Tomatoes Choka

tomatoes2

Tomatoes choka is a dish in its own right but if I had to describe it to a non-Trini, I would say that it is akin to a roasted tomato salsa. This stuff is amazing as a side dish to your roti or curries. It is a really simple dish using basic everyday ingredients that you find in your fridge, but the end result is super yummy! Tomatoes are also rich in lycopene (a powerful antioxidant) so this proves great tasting isn’t always all that bad for you!

In the traditional version of tomatoes choka, you heat up about a tablespoon of oil at the very end and add it to the dish. Now, you can most certainly do that if you wish to, but come on, do you really need that extra bit of oil? I don’t!

Recipe

8 medium tomatoes
2 cloves of garlic (unpeeled)
1 medium onion (unpeeled)
1 hot pepper
1 tablespoon chadon beni/culantro/cilantro finely chopped
salt to taste.

Method

So this is the lazy girl’s method for easy-peasy cleanup, because I guarantee you that if you go the really old fashioned route, you will be scrubbing your stove top for a while later, and frankly, who needs that kind of work?

You can either roast your ingredients on a (gas) stove top or in the oven.

Stove Top Method

1. Cut a piece of foil, (roughly 14 inches), fold it in half and place it on your stove top.

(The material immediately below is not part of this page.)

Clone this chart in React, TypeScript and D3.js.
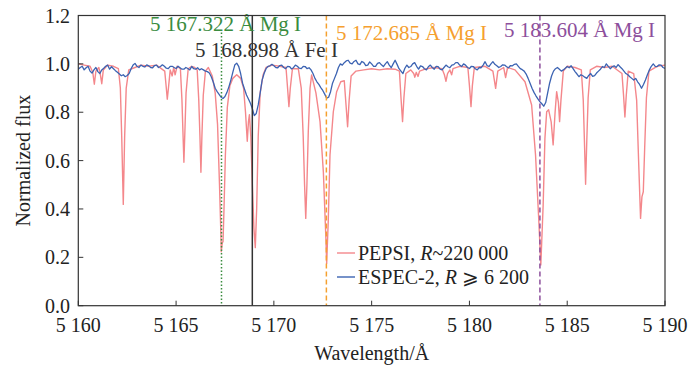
import React from "react";
import * as d3 from "d3";

// PEPSI (R~220 000) spectrum vertices
const pepsiWave = [
  5160.0, 5160.3, 5160.6, 5160.74, 5160.82, 5160.9, 5161.05, 5161.12, 5161.2, 5161.28,
  5161.5, 5161.8, 5162.05, 5162.15, 5162.22, 5162.3, 5162.37, 5162.45, 5162.58, 5162.9,
  5163.2, 5163.6, 5164.0, 5164.42, 5164.5, 5164.55, 5164.61, 5164.7, 5164.8, 5164.88,
  5164.95, 5165.05, 5165.22, 5165.3, 5165.35, 5165.4, 5165.45, 5165.51, 5165.62, 5165.8,
  5165.95, 5166.08, 5166.16, 5166.22, 5166.27, 5166.32, 5166.39, 5166.5, 5166.65, 5166.85,
  5167.0, 5167.12, 5167.22, 5167.29, 5167.31, 5167.36, 5167.4, 5167.45, 5167.52, 5167.62,
  5167.75, 5167.9, 5168.1, 5168.3, 5168.45, 5168.55, 5168.64, 5168.7, 5168.75, 5168.82,
  5168.9, 5168.98, 5169.05, 5169.12, 5169.2, 5169.3, 5169.45, 5169.6, 5169.9, 5170.3,
  5170.62, 5170.7, 5170.77, 5170.84, 5170.95, 5171.25, 5171.4, 5171.5, 5171.57, 5171.63,
  5171.69, 5171.76, 5171.85, 5171.93, 5172.15, 5172.36, 5172.53, 5172.66, 5172.7, 5172.78,
  5172.87, 5173.04, 5173.21, 5173.42, 5173.6, 5173.69, 5173.77, 5173.85, 5173.95, 5174.2,
  5174.6, 5175.0, 5175.4, 5175.8, 5176.2, 5176.42, 5176.5, 5176.58, 5176.65, 5176.75,
  5177.0, 5177.15, 5177.21, 5177.28, 5177.37, 5177.45, 5177.8, 5178.2, 5178.6, 5178.72,
  5178.8, 5178.88, 5179.0, 5179.09, 5179.16, 5179.5, 5179.92, 5180.0, 5180.08, 5180.15,
  5180.25, 5180.8, 5181.2, 5181.34, 5181.45, 5181.75, 5181.85, 5181.95, 5182.33, 5182.84,
  5183.18, 5183.38, 5183.55, 5183.65, 5183.77, 5183.86, 5183.95, 5184.05, 5184.18, 5184.28,
  5184.38, 5184.46, 5184.55, 5184.61, 5184.68, 5184.8, 5185.0, 5185.4, 5185.72, 5185.82,
  5185.88, 5185.94, 5186.0, 5186.07, 5186.18, 5186.5, 5186.9, 5187.3, 5187.8, 5187.88,
  5187.95, 5188.02, 5188.12, 5188.4, 5188.55, 5188.65, 5188.75, 5188.82, 5188.89, 5188.96,
  5189.05, 5189.18, 5189.6, 5190.0,
];
const pepsiFlux = [
  1.0, 0.995, 0.99, 0.965, 0.916, 0.97, 0.985, 0.96, 0.918, 0.975,
  0.995, 0.99, 0.98, 0.9, 0.7, 0.419, 0.7, 0.9, 0.975, 0.985,
  0.995, 0.99, 0.995, 0.97, 0.9, 0.854, 0.9, 0.975, 0.95, 0.985,
  0.955, 0.99, 0.98, 0.85, 0.72, 0.593, 0.72, 0.88, 0.98, 0.99,
  0.985, 0.975, 0.85, 0.7, 0.552, 0.7, 0.87, 0.97, 0.985, 0.95,
  0.88, 0.75, 0.5, 0.3, 0.223, 0.26, 0.265, 0.4, 0.62, 0.82,
  0.91, 0.94, 0.955, 0.94, 0.9, 0.8, 0.68, 0.76, 0.79, 0.7,
  0.5, 0.32, 0.24, 0.4, 0.7, 0.88, 0.955, 0.985, 0.995, 0.99,
  0.985, 0.9, 0.823, 0.9, 0.98, 0.98, 0.9, 0.7, 0.5, 0.361,
  0.5, 0.72, 0.9, 0.954, 0.88, 0.761, 0.554, 0.28, 0.175, 0.347,
  0.623, 0.802, 0.885, 0.926, 0.93, 0.83, 0.74, 0.85, 0.95, 0.97,
  0.975, 0.98, 0.975, 0.98, 0.978, 0.97, 0.86, 0.761, 0.86, 0.96,
  0.975, 0.96, 0.945, 0.965, 0.948, 0.97, 0.98, 0.985, 0.98, 0.955,
  0.928, 0.96, 0.975, 0.955, 0.98, 0.99, 0.985, 0.91, 0.823, 0.91,
  0.985, 0.99, 0.97, 0.899, 0.97, 0.985, 0.943, 0.985, 0.975, 0.926,
  0.83, 0.623, 0.347, 0.168, 0.416, 0.692, 0.802, 0.81, 0.76, 0.665,
  0.8, 0.885, 0.84, 0.761, 0.85, 0.97, 0.99, 0.985, 0.975, 0.85,
  0.68, 0.502, 0.68, 0.86, 0.975, 0.99, 0.985, 0.99, 0.96, 0.87,
  0.78, 0.87, 0.97, 0.96, 0.85, 0.6, 0.361, 0.45, 0.471, 0.65,
  0.86, 0.97, 0.99, 0.995,
];

// ESPEC-2 spectrum, sampled every 0.1 Å from 5160 Å
const especStart = 5160;
const especStep = 0.1;
const especFlux = [
  0.978, 0.985, 0.99, 0.975, 0.984, 0.99, 0.97, 0.962, 0.975, 0.985,
  0.968, 0.96, 0.975, 0.982, 0.99, 0.995, 0.978, 0.988, 0.98, 0.972,
  0.965, 0.958, 0.951, 0.955, 0.947, 0.952, 0.96, 0.98, 0.995, 1.002,
  0.99, 0.985, 0.995, 0.99, 0.987, 0.996, 0.992, 0.985, 0.984, 0.993,
  0.995, 0.985, 0.989, 0.996, 0.99, 0.982, 0.98, 0.99, 0.99, 0.985,
  0.981, 0.99, 0.984, 0.978, 0.978, 0.985, 0.981, 0.975, 0.989, 0.98,
  0.978, 0.984, 0.975, 0.98, 0.975, 0.97, 0.968, 0.962, 0.947, 0.925,
  0.899, 0.885, 0.874, 0.862, 0.857, 0.865, 0.882, 0.905, 0.933, 0.965,
  0.995, 1.003, 0.99, 0.96, 0.92, 0.895, 0.871, 0.855, 0.837, 0.815,
  0.786, 0.795, 0.83, 0.88, 0.933, 0.96, 0.98, 0.99, 0.992, 0.998,
  0.992, 0.985, 0.984, 0.993, 0.995, 0.985, 0.98, 0.99, 0.989, 0.979,
  0.984, 0.995, 0.99, 0.982, 0.98, 0.99, 0.989, 0.98, 0.984, 0.975,
  0.96, 0.94, 0.926, 0.915, 0.902, 0.89, 0.875, 0.858, 0.862, 0.885,
  0.92, 0.94, 0.96, 0.985, 1.0, 0.995, 1.005, 1.012, 1.015, 1.003,
  1.0, 1.01, 1.015, 1.0, 0.997, 1.01, 1.005, 0.993, 0.995, 1.008,
  1.0, 0.99, 0.99, 1.002, 1.005, 0.996, 0.989, 1.0, 1.009, 0.995,
  0.984, 1.0, 1.015, 0.998, 0.98, 0.97, 0.96, 0.982, 0.995, 0.985,
  0.989, 1.0, 1.005, 0.99, 0.978, 0.992, 0.989, 0.98, 0.975, 0.988,
  0.995, 0.985, 0.978, 0.99, 0.989, 0.978, 0.975, 0.985, 0.995, 0.988,
  0.984, 0.995, 0.997, 1.005, 1.005, 0.995, 0.989, 1.0, 0.995, 0.985,
  0.981, 0.99, 0.989, 0.98, 0.975, 0.985, 0.984, 0.995, 1.009, 0.993,
  0.989, 1.0, 1.009, 0.998, 0.992, 0.985, 0.989, 0.996, 0.995, 0.988,
  0.984, 0.993, 0.992, 0.998, 1.0, 0.99, 0.98, 0.976, 0.97, 0.958,
  0.94, 0.92, 0.899, 0.882, 0.868, 0.855, 0.844, 0.835, 0.825, 0.84,
  0.88, 0.92, 0.95, 0.97, 0.98, 0.985, 0.978, 0.97, 0.975, 0.982,
  0.989, 0.984, 0.992, 0.98, 0.968, 0.958, 0.947, 0.955, 0.951, 0.945,
  0.94, 0.952, 0.96, 0.948, 0.951, 0.962, 0.97, 0.978, 0.989, 0.985,
  1.0, 0.99, 0.98, 0.988, 0.992, 0.985, 0.997, 0.988, 0.98, 0.97,
  0.96, 0.955, 0.947, 0.94, 0.933, 0.94, 0.926, 0.915, 0.899, 0.915,
  0.933, 0.955, 0.975, 0.99, 1.0, 0.99, 0.989, 0.996, 0.995, 0.985,
  0.981,
];

const xTicks = [5160, 5165, 5170, 5175, 5180, 5185, 5190];
const yTicks = [0, 0.2, 0.4, 0.6, 0.8, 1.0, 1.2];

const markWaves = [5167.322, 5168.898, 5172.685, 5183.604];
const markLabels = ["5 167.322 Å Mg I", "5 168.898 Å Fe I", "5 172.685 Å Mg I", "5 183.604 Å Mg I"];
const markTops = [1.13, 1.2, 1.2, 1.2];

const markColors = ["#3a8c3f", "#333333", "#f5a02f", "#8d4f9c"];
const markDash = ["1.5,2", "", "5,3", "5,3"];
const markLabelPos = [
  [150, 31],
  [195, 57],
  [336, 40],
  [504, 37],
];

const W = 692;
const H = 369;
const margin = { left: 78.3, right: 27, top: 15.5, bottom: 63.3 };
const FONT = "Liberation Serif, Times New Roman, serif";
const PEPSI_COLOR = "#f4878b";
const ESPEC_COLOR = "#3c63b2";

const fmtX = (v: number) => {
  const s = String(v);
  return s.slice(0, 1) + " " + s.slice(1);
};

export default function App() {
  const x = d3.scaleLinear().domain([5160, 5190]).range([margin.left, W - margin.right]);
  const y = d3.scaleLinear().domain([0, 1.2]).range([H - margin.bottom, margin.top]);

  const pepsi = pepsiWave.map((w, i) => [w, pepsiFlux[i]] as [number, number]);
  const especWave = d3.range(especFlux.length).map((i) => especStart + especStep * i);
  const espec = especWave.map((w, i) => [w, especFlux[i]] as [number, number]);

  const line = d3
    .line<[number, number]>()
    .x((d) => x(d[0]))
    .y((d) => y(d[1]));

  const x0 = margin.left;
  const x1 = W - margin.right;
  const y0 = H - margin.bottom;
  const y1 = margin.top;
  const ts = { fontFamily: FONT };

  return (
    <svg width={W} height={H} style={{ display: "block", position: "absolute", left: 0, top: 0, fontFamily: FONT }}>
      <rect x={0} y={0} width={W} height={H} fill="#fff" />
      <defs>
        <clipPath id="plot">
          <rect x={x0} y={y1} width={x1 - x0} height={y0 - y1} />
        </clipPath>
      </defs>
      <g clipPath="url(#plot)">
        <path d={line(pepsi) || ""} fill="none" stroke={PEPSI_COLOR} strokeWidth={1.4} strokeLinejoin="round" />
        <path d={line(espec) || ""} fill="none" stroke={ESPEC_COLOR} strokeWidth={1.3} strokeLinejoin="round" />
        {markWaves.map((w, i) => (
          <line
            key={i}
            x1={x(w)}
            x2={x(w)}
            y1={y(markTops[i])}
            y2={y0}
            stroke={markColors[i]}
            strokeWidth={1.5}
            strokeDasharray={markDash[i] || undefined}
          />
        ))}
      </g>
      {markLabels.map((t, i) => (
        <text key={i} x={markLabelPos[i][0]} y={markLabelPos[i][1]} fontSize={21} fill={markColors[i]} style={ts}>
          {t}
        </text>
      ))}
      {/* frame */}
      <rect x={x0} y={y1} width={x1 - x0} height={y0 - y1} fill="none" stroke="#333" strokeWidth={1.2} />
      {xTicks.map((t) => (
        <g key={t}>
          <line x1={x(t)} x2={x(t)} y1={y0} y2={y0 - 5} stroke="#333" strokeWidth={1} />
          <text x={x(t)} y={332} fontSize={20} textAnchor="middle" fill="#222" style={ts}>
            {fmtX(t)}
          </text>
        </g>
      ))}
      {yTicks.map((t) => (
        <g key={t}>
          <line x1={x0} x2={x0 + 5} y1={y(t)} y2={y(t)} stroke="#333" strokeWidth={1} />
          <text x={70} y={y(t) + 7} fontSize={20} textAnchor="end" fill="#222" style={ts}>
            {t.toFixed(1)}
          </text>
        </g>
      ))}
      <text x={(x0 + x1) / 2} y={360} fontSize={20} textAnchor="middle" fill="#222" style={ts}>
        Wavelength/Å
      </text>
      <text
        transform={`translate(30,${(y0 + y1) / 2}) rotate(-90)`}
        fontSize={20}
        textAnchor="middle"
        fill="#222"
        style={ts}
      >
        Normalized flux
      </text>
      {/* legend */}
      <line x1={337} x2={355} y1={253} y2={253} stroke={PEPSI_COLOR} strokeWidth={1.4} />
      <text x={358} y={260} fontSize={20} fill="#222" style={ts}>
        PEPSI, <tspan fontStyle="italic">R</tspan>~220 000
      </text>
      <line x1={337} x2={355} y1={277} y2={277} stroke={ESPEC_COLOR} strokeWidth={1.4} />
      <text x={358} y={284} fontSize={20} fill="#222" style={ts}>
        ESPEC-2, <tspan fontStyle="italic">R</tspan> ⩾ 6 200
      </text>
    </svg>
  );
}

2. Place 4 of the tomatoes on the foil and turn on the stove to a medium-low setting.

3. Let the tomatoes slowly roast, turning as you go. The slower you go, the sweeter the payoff. 😉 Charring on the outside is good. Of course you don’t want burnt tomatoes, so please monitor as you go. You want to roast them until the tomatoes are nice and tender.

4. Repeat the process for the rest of the ingredients with the exception of the chadon beni/cilantro.

Oven Method

1. Set your oven to broil – 500 degrees fahrenheit.

2. Place all the ingredients – with the exception of the chadon beni/cilantro – on a roasting tray.

3. Place the tray in the oven.

4. Broil until the top of the tomatoes are a medium brown colour.

5. Remove from the oven and flip over all ingredients.

6. Place the tray back into the oven and continue broiling until the tomatoes are tender.


Now that your ingredients are all roasted:

1. Remove the skins from your onion and garlic.

2. Add ALL the ingredients to a blender and pulse a few times.

3. Empty into a bowl, add salt to taste and enjoy.

OR

If you don’t like the blender method, get out your pestle or whatever poundy thing you own!

1. Cut your onion into thin slices (after you’ve peeled it of course.)

2. Toss the onion, chandon beni/cilantro and pepper  into a bowl and give it a bit of a pounding. Did I mention that this is a great stress reliever?

3. In a separate bowl, pound the daylights out of each tomato, one at a time, until you have the consistency of a puree. As you have finished each one, add it to the bowl with the onions and garlic and move on to the next until you have finished the last tomato.

4. Add salt, mix everything up and have fun eating it!